### Source excerpt

START

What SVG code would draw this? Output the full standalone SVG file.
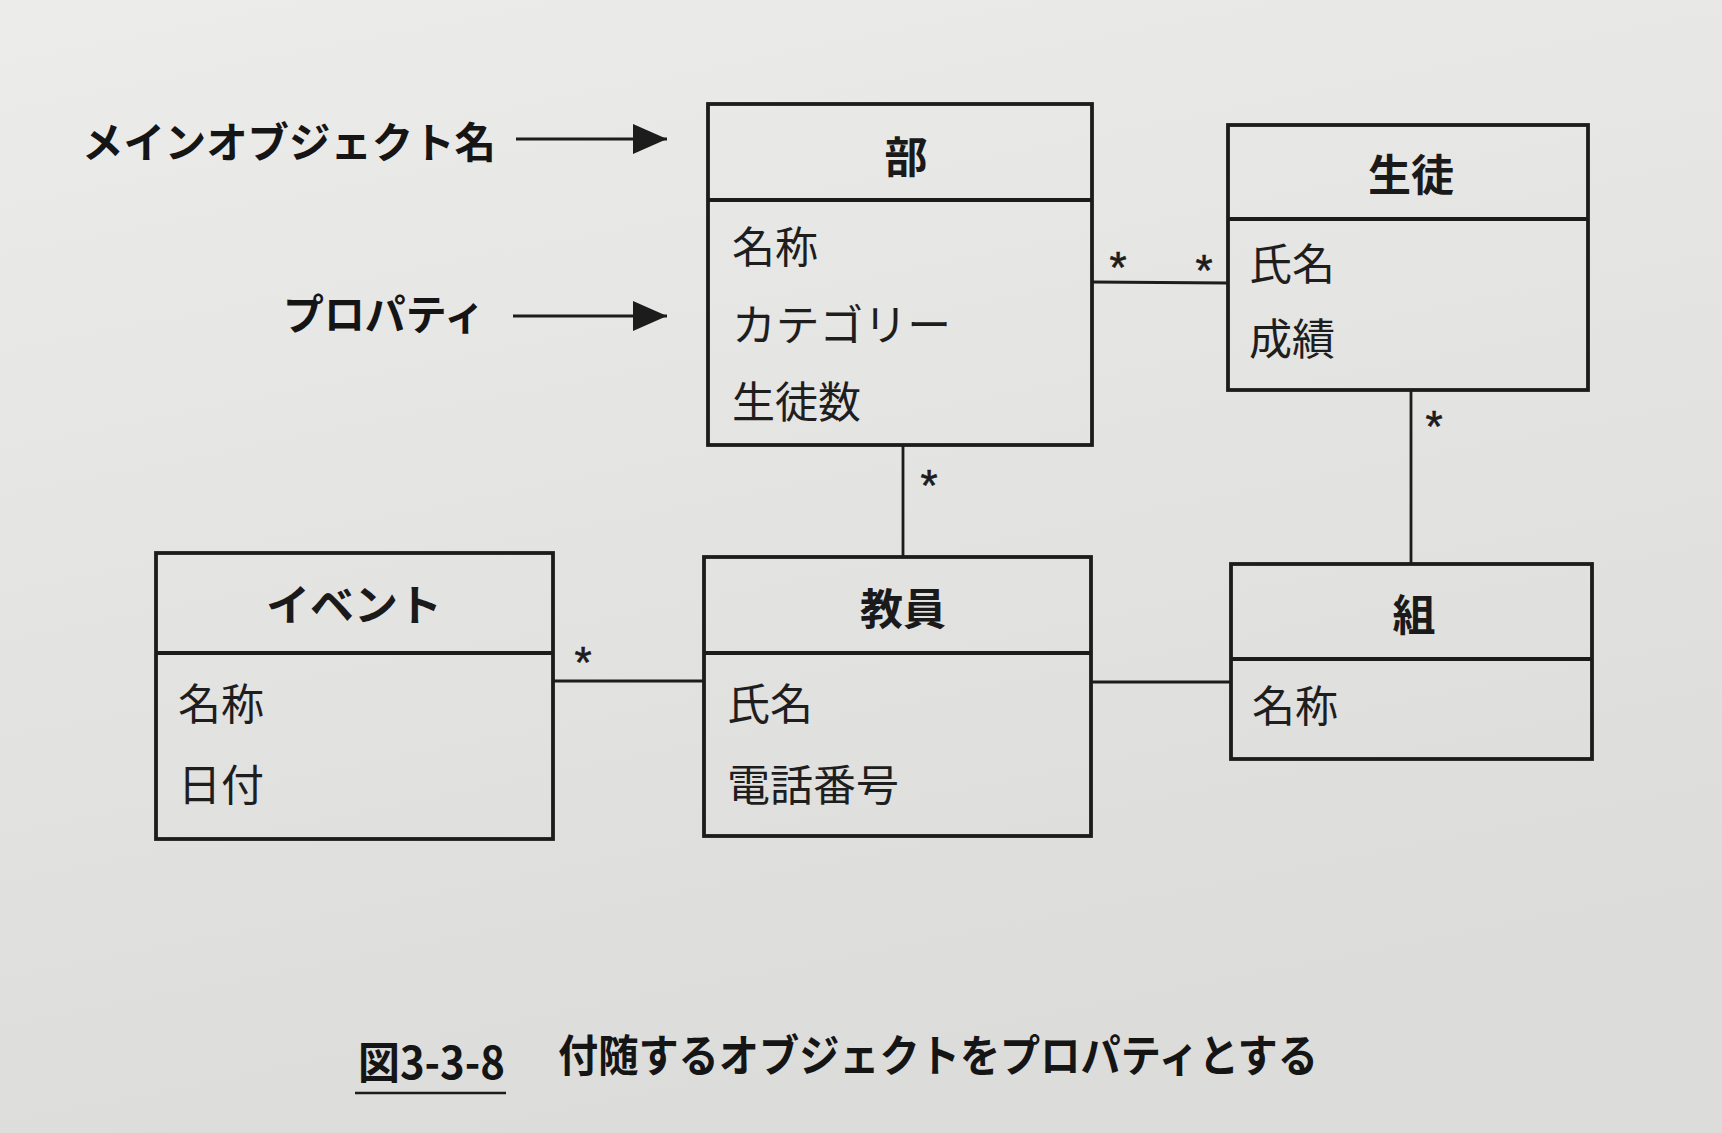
<svg xmlns="http://www.w3.org/2000/svg" width="1722" height="1133" viewBox="0 0 1722 1133">
<style>
.box{fill:none;stroke:#1c1c1c;stroke-width:3.8}
.div{stroke:#1c1c1c;stroke-width:3.8}
.con{stroke:#1c1c1c;stroke-width:2.8;fill:none}
.arr{stroke:#1c1c1c;stroke-width:3.2;fill:none}
.t{font-family:"Noto Sans CJK JP","Noto Sans",sans-serif;font-weight:700;font-size:43px;fill:#1a1a1a;text-anchor:middle;dominant-baseline:central}
.p{font-family:"Noto Sans CJK JP","Noto Sans",sans-serif;font-weight:400;font-size:43px;fill:#1e1e1e;dominant-baseline:central}
.lbl{font-family:"Noto Sans CJK JP","Noto Sans",sans-serif;font-weight:700;font-size:42px;fill:#151515;dominant-baseline:central}
.star{font-family:"Liberation Sans",sans-serif;font-size:44px;fill:#1c1c1c;stroke:#1c1c1c;stroke-width:0.6;text-anchor:middle}
.cap{font-family:"Noto Sans CJK JP","Noto Sans",sans-serif;font-weight:700;font-size:44px;fill:#151515;dominant-baseline:central}
</style>
<defs>
<linearGradient id="bg" x1="0" y1="0" x2="0.3" y2="1">
<stop offset="0" stop-color="#ececea"/>
<stop offset="1" stop-color="#dcdcda"/>
</linearGradient>
<marker id="ahBig" viewBox="0 0 34 30" refX="34" refY="15" markerWidth="34" markerHeight="30" markerUnits="userSpaceOnUse" orient="auto">
<path d="M0,0 L34,15 L0,30 Z" fill="#1c1c1c"/>
</marker>
</defs>
<rect x="0" y="0" width="1722" height="1133" fill="url(#bg)"/>

<g id="label-main">
<text class="lbl" x="82" y="139" textLength="414" lengthAdjust="spacingAndGlyphs">メインオブジェクト名</text>
</g>
<g id="label-prop">
<text class="lbl" x="283" y="311" textLength="202" lengthAdjust="spacingAndGlyphs">プロパティ</text>
</g>

<g id="connectors">
<line class="arr" x1="516" y1="139" x2="667" y2="139" marker-end="url(#ahBig)"/>
<line class="arr" x1="513" y1="316" x2="667" y2="316" marker-end="url(#ahBig)"/>
<line class="con" x1="1092" y1="282" x2="1228" y2="283"/>
<line class="con" x1="903" y1="445" x2="903" y2="557"/>
<line class="con" x1="1411" y1="390" x2="1411" y2="564"/>
<line class="con" x1="553" y1="681" x2="704" y2="681"/>
<line class="con" x1="1091" y1="682" x2="1231" y2="682"/>
<text class="star" x="1118" y="283">*</text>
<text class="star" x="1204" y="286">*</text>
<text class="star" x="929" y="501">*</text>
<text class="star" x="1434" y="442">*</text>
<text class="star" x="583" y="678">*</text>
</g>

<g id="node-bu">
<rect class="box" x="708" y="104" width="384" height="341"/>
<line class="div" x1="708" y1="200" x2="1092" y2="200"/>
<text class="t" x="906" y="154">部</text>
<text class="p" x="732" y="244">名称</text>
<text class="p" x="732" y="322" textLength="219" lengthAdjust="spacingAndGlyphs">カテゴリー</text>
<text class="p" x="732" y="399">生徒数</text>
</g>

<g id="node-seito">
<rect class="box" x="1228" y="125" width="360" height="265"/>
<line class="div" x1="1228" y1="219" x2="1588" y2="219"/>
<text class="t" x="1411" y="172">生徒</text>
<text class="p" x="1249" y="261">氏名</text>
<text class="p" x="1249" y="336">成績</text>
</g>

<g id="node-event">
<rect class="box" x="156" y="553" width="397" height="286"/>
<line class="div" x1="156" y1="653" x2="553" y2="653"/>
<text class="t" x="354" y="602" textLength="176" lengthAdjust="spacingAndGlyphs">イベント</text>
<text class="p" x="178" y="701">名称</text>
<text class="p" x="178" y="782">日付</text>
</g>

<g id="node-kyoin">
<rect class="box" x="704" y="557" width="387" height="279"/>
<line class="div" x1="704" y1="653" x2="1091" y2="653"/>
<text class="t" x="903" y="606">教員</text>
<text class="p" x="727" y="701">氏名</text>
<text class="p" x="727" y="782">電話番号</text>
</g>

<g id="node-kumi">
<rect class="box" x="1231" y="564" width="361" height="195"/>
<line class="div" x1="1231" y1="659" x2="1592" y2="659"/>
<text class="t" x="1414" y="612">組</text>
<text class="p" x="1252" y="703">名称</text>
</g>

<g id="caption">
<text class="cap" x="358" y="1060" textLength="147" lengthAdjust="spacingAndGlyphs">図3-3-8</text>
<line x1="355" y1="1093" x2="506" y2="1093" stroke="#1c1c1c" stroke-width="2.5"/>
<text class="cap" x="558" y="1053" textLength="760" lengthAdjust="spacingAndGlyphs">付随するオブジェクトをプロパティとする</text>
</g>
</svg>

END

### Your objective
Transcribe all the lines above exactly, apart from the pictures.

### Answer below
What SVG code would draw this? Output the full standalone SVG file.
<svg xmlns="http://www.w3.org/2000/svg" width="1722" height="1133" viewBox="0 0 1722 1133">
<style>
.box{fill:none;stroke:#1c1c1c;stroke-width:3.8}
.div{stroke:#1c1c1c;stroke-width:3.8}
.con{stroke:#1c1c1c;stroke-width:2.8;fill:none}
.arr{stroke:#1c1c1c;stroke-width:3.2;fill:none}
.t{font-family:"Noto Sans CJK JP","Noto Sans",sans-serif;font-weight:700;font-size:43px;fill:#1a1a1a;text-anchor:middle;dominant-baseline:central}
.p{font-family:"Noto Sans CJK JP","Noto Sans",sans-serif;font-weight:400;font-size:43px;fill:#1e1e1e;dominant-baseline:central}
.lbl{font-family:"Noto Sans CJK JP","Noto Sans",sans-serif;font-weight:700;font-size:42px;fill:#151515;dominant-baseline:central}
.star{font-family:"Liberation Sans",sans-serif;font-size:44px;fill:#1c1c1c;stroke:#1c1c1c;stroke-width:0.6;text-anchor:middle}
.cap{font-family:"Noto Sans CJK JP","Noto Sans",sans-serif;font-weight:700;font-size:44px;fill:#151515;dominant-baseline:central}
</style>
<defs>
<linearGradient id="bg" x1="0" y1="0" x2="0.3" y2="1">
<stop offset="0" stop-color="#ececea"/>
<stop offset="1" stop-color="#dcdcda"/>
</linearGradient>
<marker id="ahBig" viewBox="0 0 34 30" refX="34" refY="15" markerWidth="34" markerHeight="30" markerUnits="userSpaceOnUse" orient="auto">
<path d="M0,0 L34,15 L0,30 Z" fill="#1c1c1c"/>
</marker>
</defs>
<rect x="0" y="0" width="1722" height="1133" fill="url(#bg)"/>

<g id="label-main">
<text class="lbl" x="82" y="139" textLength="414" lengthAdjust="spacingAndGlyphs">メインオブジェクト名</text>
</g>
<g id="label-prop">
<text class="lbl" x="283" y="311" textLength="202" lengthAdjust="spacingAndGlyphs">プロパティ</text>
</g>

<g id="connectors">
<line class="arr" x1="516" y1="139" x2="667" y2="139" marker-end="url(#ahBig)"/>
<line class="arr" x1="513" y1="316" x2="667" y2="316" marker-end="url(#ahBig)"/>
<line class="con" x1="1092" y1="282" x2="1228" y2="283"/>
<line class="con" x1="903" y1="445" x2="903" y2="557"/>
<line class="con" x1="1411" y1="390" x2="1411" y2="564"/>
<line class="con" x1="553" y1="681" x2="704" y2="681"/>
<line class="con" x1="1091" y1="682" x2="1231" y2="682"/>
<text class="star" x="1118" y="283">*</text>
<text class="star" x="1204" y="286">*</text>
<text class="star" x="929" y="501">*</text>
<text class="star" x="1434" y="442">*</text>
<text class="star" x="583" y="678">*</text>
</g>

<g id="node-bu">
<rect class="box" x="708" y="104" width="384" height="341"/>
<line class="div" x1="708" y1="200" x2="1092" y2="200"/>
<text class="t" x="906" y="154">部</text>
<text class="p" x="732" y="244">名称</text>
<text class="p" x="732" y="322" textLength="219" lengthAdjust="spacingAndGlyphs">カテゴリー</text>
<text class="p" x="732" y="399">生徒数</text>
</g>

<g id="node-seito">
<rect class="box" x="1228" y="125" width="360" height="265"/>
<line class="div" x1="1228" y1="219" x2="1588" y2="219"/>
<text class="t" x="1411" y="172">生徒</text>
<text class="p" x="1249" y="261">氏名</text>
<text class="p" x="1249" y="336">成績</text>
</g>

<g id="node-event">
<rect class="box" x="156" y="553" width="397" height="286"/>
<line class="div" x1="156" y1="653" x2="553" y2="653"/>
<text class="t" x="354" y="602" textLength="176" lengthAdjust="spacingAndGlyphs">イベント</text>
<text class="p" x="178" y="701">名称</text>
<text class="p" x="178" y="782">日付</text>
</g>

<g id="node-kyoin">
<rect class="box" x="704" y="557" width="387" height="279"/>
<line class="div" x1="704" y1="653" x2="1091" y2="653"/>
<text class="t" x="903" y="606">教員</text>
<text class="p" x="727" y="701">氏名</text>
<text class="p" x="727" y="782">電話番号</text>
</g>

<g id="node-kumi">
<rect class="box" x="1231" y="564" width="361" height="195"/>
<line class="div" x1="1231" y1="659" x2="1592" y2="659"/>
<text class="t" x="1414" y="612">組</text>
<text class="p" x="1252" y="703">名称</text>
</g>

<g id="caption">
<text class="cap" x="358" y="1060" textLength="147" lengthAdjust="spacingAndGlyphs">図3-3-8</text>
<line x1="355" y1="1093" x2="506" y2="1093" stroke="#1c1c1c" stroke-width="2.5"/>
<text class="cap" x="558" y="1053" textLength="760" lengthAdjust="spacingAndGlyphs">付随するオブジェクトをプロパティとする</text>
</g>
</svg>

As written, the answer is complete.